I pulled the bike up to the porch, just ahead of the impending downpour. I was out of breath, muscles trembling from the all-out effort of the last five miles. I executed a near flawless flying dismount, shouldered the bike, and vaulted up the steps, just seconds ahead of the deluge.
Harry was standing there, a cigarette dangling from his mouth. “How was it?” He asked.
How was it? I’ll tell you how it was!
I’d started riding fairly late in the day. It was hot, and I was sweat blinded as I stopped at the very first traffic light. The bike wasn’t shifting right. It kept jumping right past second gear. I’d try to shift back down to it, and it would skip down to first. When I tried for second again, it would skip up to fourth. Grr.
About four miles outside of town, I flatted. On the rear. I was running sew-ups then. Big fun. And, of course, there was no shade readily available. But I was determined to get this ride in.
I found the offending bit of glass, marked the spot, and went to work repairing the thing. In those days I carried a patch kit, extra rim glue in a tube, a small sewing kit. After what seemed like two or three eternities, I had the thing back together, pumped up, and seemed to be holding.
One benefit from the flat stop. The bike seemed to be shifting better after the rear wheel was installed.
The long climb up Smith’s Hill had me really cooked. It was hot! Sweat pouring into my eyes. I was afraid to roll over the top. I couldn’t see. I knew the descent would cool me down, but I’d crash first. So I pulled to the side, put a foot down, dowsed my face with water and scrubbed at my eyes with my bandana. The descent was marvelous.
About 25 miles into the ride, I ran out of water. I was in the middle of nowhere in particular. Five miles later, parched and gasping, I filled bottles at a spigot in a churchyard.
By then the clouds I been noticing seemed to start coalescing. Thunder was rumbling. We were gonna get some “widely scattered” alright.
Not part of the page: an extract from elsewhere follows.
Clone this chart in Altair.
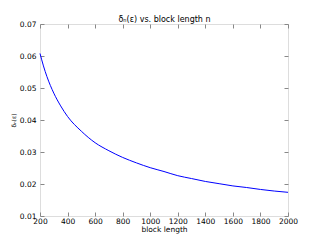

I was working my way through a tight, narrow valley, with the sky turning ominous, when the front flatted. Nothing for it, but to go to work. Deliberate haste. Smooth and slow is fast. I was just packing the last of the tire repair gear when the bottom dropped out. Soaked to the bone and chilled to the core in an instant, I was.
The climb up out of the valley was brutal, rain hitting hard enough to hurt, visibility almost impossible. The descent down the other side was an exercise in flirtation with hypothermia.
As often happens in the mountains in August, the rain went away, just as I got to the bottom of the grade. The sun came out, and it was instantly a Turkish bath on the road. It was hot, incredibly humid, water and muck being thrown by passing cars and trucks. But, after an hour of this, I was dry (sort of) and not the least chilled. Time to turn for home.
Another long grinder of a climb, with the seat accumulating, lungs seared, legs growing trembly, that electric tingle in the arms, vision tunneling. A nice, but too short descent followed.
That descent almost got me. A tourist pulling a big Airstream trailer (a rig far too big for the Buick towing it) just about swatted me into the ditch.
Finally! Nothing but a five mile series of rollers to run, and I’d be home. Of course, the storm clouds were gathering again. After a mile the lightning was cracking and getting closer. Easy to tell this. See the flash and start counting seconds. One-one-thousand, two-one-thousand, three-one-thousand… Six seconds to the mile. Not much worry until the strikes are within three miles. That seemed to happen pretty quick. Still four miles to go, and the sky was black, and the lightning was hitting within a mile. Time to give it all I had…
“How was it?” Harry asked.
I paused and thought about it, then I replied, “It was great!”